Alan (I think we have communicated before)
I cant offer you much except..
I have a pdf file I gathered somewhere which has a para or two on the Canadian use and export of the GL3C
REPORT NO. 73
HISTORICAL SECTION (G.S.)
ARMY HEADQUARTERS
14 Feb 55
A SURVEY OF ARMY RESEARCH AND DEVELOPMENT 1939-45
If this interests you
email me at
harvey at edwards dot net
and I will send it to you
and
my only notes say...
GL3
Two CV22 thyratrons were used to generate a 40A/25kV 1µs pulse at 400pps for the GL3 S-band radar.

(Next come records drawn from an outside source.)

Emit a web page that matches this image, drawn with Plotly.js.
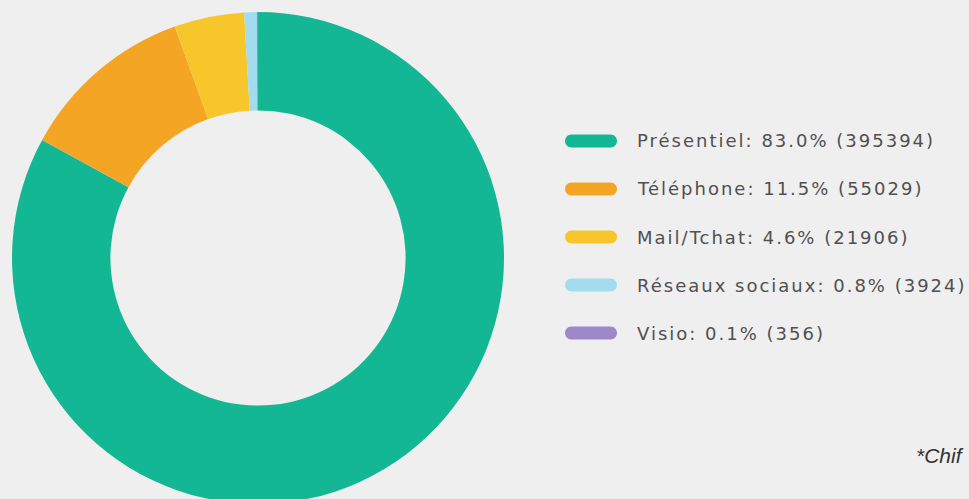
<!DOCTYPE html>
<html>
<head>
<meta charset="utf-8">
<script src="https://cdn.plot.ly/plotly-3.0.1.min.js"></script>
<style>
html,body{margin:0;padding:0;background:#efefef;overflow:hidden;}
#chart{width:969px;height:515px;}
text.annotation-text[style*="DejaVu"]{letter-spacing:2px;}
</style>
</head>
<body>
<div id="chart"></div>
<script>
const categories = ["Présentiel", "Téléphone", "Mail/Tchat", "Réseaux sociaux", "Visio"];
const counts = [395394, 55029, 21906, 3924, 356];
const colors = ["#14b794", "#f5a524", "#f7c62a", "#a3dbef", "#9b89c9"];
const footnote = "*Chif";

const W = 969, H = 515;
const total = counts.reduce((a, b) => a + b, 0);
const legendLabels = categories.map((c, i) =>
  c + ": " + (counts[i] / total * 100).toFixed(1) + "% (" + counts[i] + ")");

const pie = {
  type: "pie",
  labels: categories,
  values: counts,
  hole: 0.6,
  sort: false,
  direction: "clockwise",
  rotation: 0,
  textinfo: "none",
  hoverinfo: "label+value+percent",
  marker: {colors: colors, line: {width: 0}},
  showlegend: false,
  domain: {x: [12 / W, 504 / W], y: [1 - 504 / H, 1 - 12 / H]}
};

const shapes = [];
const annotations = [];
const rowTop = 141, rowStep = 48;
const pillPath = "M -19.5,-6.5 L 19.5,-6.5 C 23.1,-6.5 26,-3.6 26,0 C 26,3.6 23.1,6.5 19.5,6.5 " +
                 "L -19.5,6.5 C -23.1,6.5 -26,3.6 -26,0 C -26,-3.6 -23.1,-6.5 -19.5,-6.5 Z";
categories.forEach((c, i) => {
  const yPx = rowTop + i * rowStep;
  const yPaper = 1 - yPx / H;
  shapes.push({
    type: "path",
    xref: "paper", yref: "paper",
    xsizemode: "pixel", ysizemode: "pixel",
    xanchor: 591 / W, yanchor: yPaper,
    path: pillPath,
    fillcolor: colors[i],
    line: {width: 0}
  });
  annotations.push({
    xref: "paper", yref: "paper",
    x: 635 / W, y: yPaper,
    xanchor: "left", yanchor: "middle",
    showarrow: false,
    text: legendLabels[i],
    font: {family: "DejaVu Sans, sans-serif", size: 18, color: "#505050"}
  });
});
annotations.push({
  xref: "paper", yref: "paper",
  x: 914 / W, y: 1 - 455 / H,
  xanchor: "left", yanchor: "middle",
  showarrow: false,
  text: "<i>" + footnote + "</i>",
  font: {family: "Liberation Sans, Arial, sans-serif", size: 21, color: "#333333"}
});

const layout = {
  width: W, height: H,
  margin: {l: 0, r: 0, t: 0, b: 0},
  paper_bgcolor: "#efefef",
  plot_bgcolor: "#efefef",
  showlegend: false,
  shapes: shapes,
  annotations: annotations
};

Plotly.newPlot("chart", [pie], layout, {displayModeBar: false, staticPlot: true});
</script>
</body>
</html>
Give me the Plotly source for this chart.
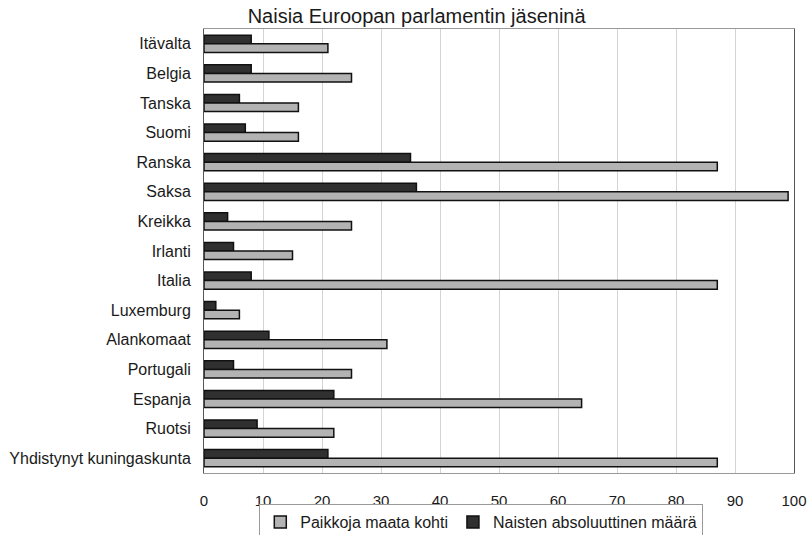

and finally I once received from...
Fred J. Heath
At Royal Canadian Air Force, where I became the resident engineer at Research Enterprises in Toronto, where the Canadian government was manufacturing radar equipment basically to the British design: initially, the ASV equipment and also gunlaying equipment equipment that used two separate antennas, one for transmitting and one for receiving. They had operators who maintained the direction: one operator for vertical and the other for horizontal direction. It gave, I would imagine, about the same sort of performance as they had with the 584. This was the GL3-C I think they called it. And they said that without radar it took about 2,000 shells to bring an enemy plane down; with radar they could do it with about eight or ten. [Chuckling] They built about 660, I think, of those GL3-Cs and shipped them over to Britain and, I guess, to the continent.